◆ What is asked:
Look below for the line with "Emit a Python" and the line with "import seaborn as sns"; repeat exactly those two lines and all lines between them, but no pictures.
────
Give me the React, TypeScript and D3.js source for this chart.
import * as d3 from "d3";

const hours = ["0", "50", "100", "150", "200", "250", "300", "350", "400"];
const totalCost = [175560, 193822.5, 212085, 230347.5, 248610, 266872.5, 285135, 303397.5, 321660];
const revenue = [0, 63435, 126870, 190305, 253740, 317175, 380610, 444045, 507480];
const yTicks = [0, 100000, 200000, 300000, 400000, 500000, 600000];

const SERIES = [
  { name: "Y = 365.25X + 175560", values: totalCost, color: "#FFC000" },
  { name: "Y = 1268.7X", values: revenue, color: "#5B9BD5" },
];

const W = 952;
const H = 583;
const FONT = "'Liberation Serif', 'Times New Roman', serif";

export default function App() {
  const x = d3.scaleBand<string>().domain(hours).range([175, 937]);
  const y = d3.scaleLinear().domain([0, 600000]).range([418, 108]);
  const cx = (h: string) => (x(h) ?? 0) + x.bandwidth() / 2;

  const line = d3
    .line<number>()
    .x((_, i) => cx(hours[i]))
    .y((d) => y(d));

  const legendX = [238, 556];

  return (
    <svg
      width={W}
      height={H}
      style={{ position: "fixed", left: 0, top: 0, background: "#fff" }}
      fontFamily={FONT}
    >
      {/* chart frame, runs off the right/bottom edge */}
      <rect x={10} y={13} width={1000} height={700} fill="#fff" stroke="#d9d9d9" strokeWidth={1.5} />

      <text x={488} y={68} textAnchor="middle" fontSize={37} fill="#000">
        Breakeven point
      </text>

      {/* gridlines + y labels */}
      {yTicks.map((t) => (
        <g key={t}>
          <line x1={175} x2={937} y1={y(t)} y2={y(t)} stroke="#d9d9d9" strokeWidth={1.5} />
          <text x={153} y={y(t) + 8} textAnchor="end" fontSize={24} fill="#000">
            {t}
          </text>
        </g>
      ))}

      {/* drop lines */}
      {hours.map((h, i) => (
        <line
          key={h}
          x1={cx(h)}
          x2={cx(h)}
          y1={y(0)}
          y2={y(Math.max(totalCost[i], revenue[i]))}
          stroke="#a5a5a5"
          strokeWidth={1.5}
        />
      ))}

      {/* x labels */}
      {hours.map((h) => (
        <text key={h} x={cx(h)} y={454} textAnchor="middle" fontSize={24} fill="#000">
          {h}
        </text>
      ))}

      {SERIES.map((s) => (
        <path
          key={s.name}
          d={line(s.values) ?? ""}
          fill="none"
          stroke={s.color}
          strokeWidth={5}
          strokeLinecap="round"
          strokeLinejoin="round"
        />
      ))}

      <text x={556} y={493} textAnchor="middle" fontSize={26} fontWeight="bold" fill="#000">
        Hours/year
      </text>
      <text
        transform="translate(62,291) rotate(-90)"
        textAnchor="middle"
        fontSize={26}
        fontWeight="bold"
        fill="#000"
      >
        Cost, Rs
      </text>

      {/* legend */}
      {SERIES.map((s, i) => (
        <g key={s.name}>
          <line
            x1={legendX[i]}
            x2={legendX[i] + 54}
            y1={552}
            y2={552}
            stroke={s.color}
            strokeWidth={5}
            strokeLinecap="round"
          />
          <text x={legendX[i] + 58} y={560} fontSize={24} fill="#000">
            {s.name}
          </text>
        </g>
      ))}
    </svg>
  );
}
────
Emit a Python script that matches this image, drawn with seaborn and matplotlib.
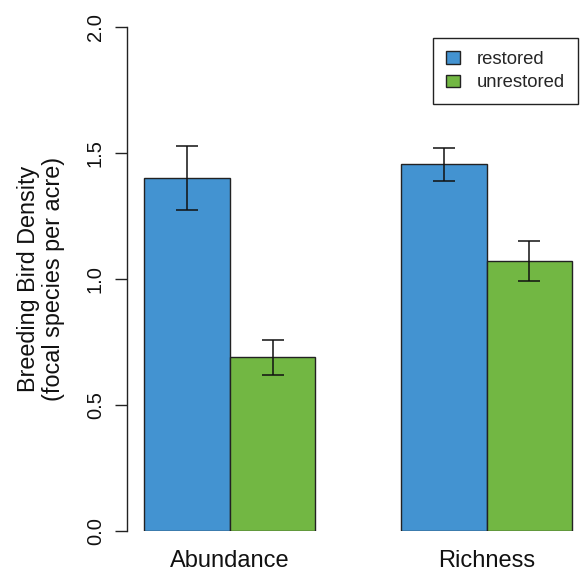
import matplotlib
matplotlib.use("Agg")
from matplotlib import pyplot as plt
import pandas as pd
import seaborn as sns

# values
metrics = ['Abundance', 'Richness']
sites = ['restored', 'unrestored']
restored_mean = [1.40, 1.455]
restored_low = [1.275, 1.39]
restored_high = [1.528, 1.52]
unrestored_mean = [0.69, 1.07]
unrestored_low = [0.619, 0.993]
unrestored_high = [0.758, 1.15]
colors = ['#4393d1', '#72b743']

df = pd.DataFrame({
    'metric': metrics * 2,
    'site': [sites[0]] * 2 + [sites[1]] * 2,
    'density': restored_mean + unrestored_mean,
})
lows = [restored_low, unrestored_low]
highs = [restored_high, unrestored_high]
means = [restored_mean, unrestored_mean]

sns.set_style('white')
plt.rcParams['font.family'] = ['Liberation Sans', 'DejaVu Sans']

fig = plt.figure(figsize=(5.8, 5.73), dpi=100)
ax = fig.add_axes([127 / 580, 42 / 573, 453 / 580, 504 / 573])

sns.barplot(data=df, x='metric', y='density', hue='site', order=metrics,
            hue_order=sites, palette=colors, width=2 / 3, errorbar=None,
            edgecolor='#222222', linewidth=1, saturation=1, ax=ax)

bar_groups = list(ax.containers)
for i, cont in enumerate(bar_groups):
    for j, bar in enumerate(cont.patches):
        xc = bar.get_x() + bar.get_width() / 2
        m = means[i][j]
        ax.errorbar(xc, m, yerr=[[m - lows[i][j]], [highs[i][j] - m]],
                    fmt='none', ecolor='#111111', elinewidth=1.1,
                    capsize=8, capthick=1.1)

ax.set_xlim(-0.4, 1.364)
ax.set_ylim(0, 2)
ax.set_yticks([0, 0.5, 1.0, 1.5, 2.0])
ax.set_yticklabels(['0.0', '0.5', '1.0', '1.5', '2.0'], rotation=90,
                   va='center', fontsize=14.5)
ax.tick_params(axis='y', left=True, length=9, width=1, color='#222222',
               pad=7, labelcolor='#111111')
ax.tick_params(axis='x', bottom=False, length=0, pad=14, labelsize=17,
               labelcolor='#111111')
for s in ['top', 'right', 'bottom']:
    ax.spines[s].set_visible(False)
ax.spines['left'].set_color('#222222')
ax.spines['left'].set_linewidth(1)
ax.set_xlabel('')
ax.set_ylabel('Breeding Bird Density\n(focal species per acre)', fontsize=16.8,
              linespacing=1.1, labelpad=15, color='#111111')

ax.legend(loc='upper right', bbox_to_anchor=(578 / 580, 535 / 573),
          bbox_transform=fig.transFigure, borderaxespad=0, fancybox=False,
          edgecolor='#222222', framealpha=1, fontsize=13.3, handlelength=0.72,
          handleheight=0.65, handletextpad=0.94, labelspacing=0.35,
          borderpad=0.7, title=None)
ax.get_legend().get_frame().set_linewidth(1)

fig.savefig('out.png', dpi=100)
────
◆ Answer in full:
Emit a Python script that matches this image, drawn with seaborn and matplotlib.
import matplotlib
matplotlib.use("Agg")
from matplotlib import pyplot as plt
import pandas as pd
import seaborn as sns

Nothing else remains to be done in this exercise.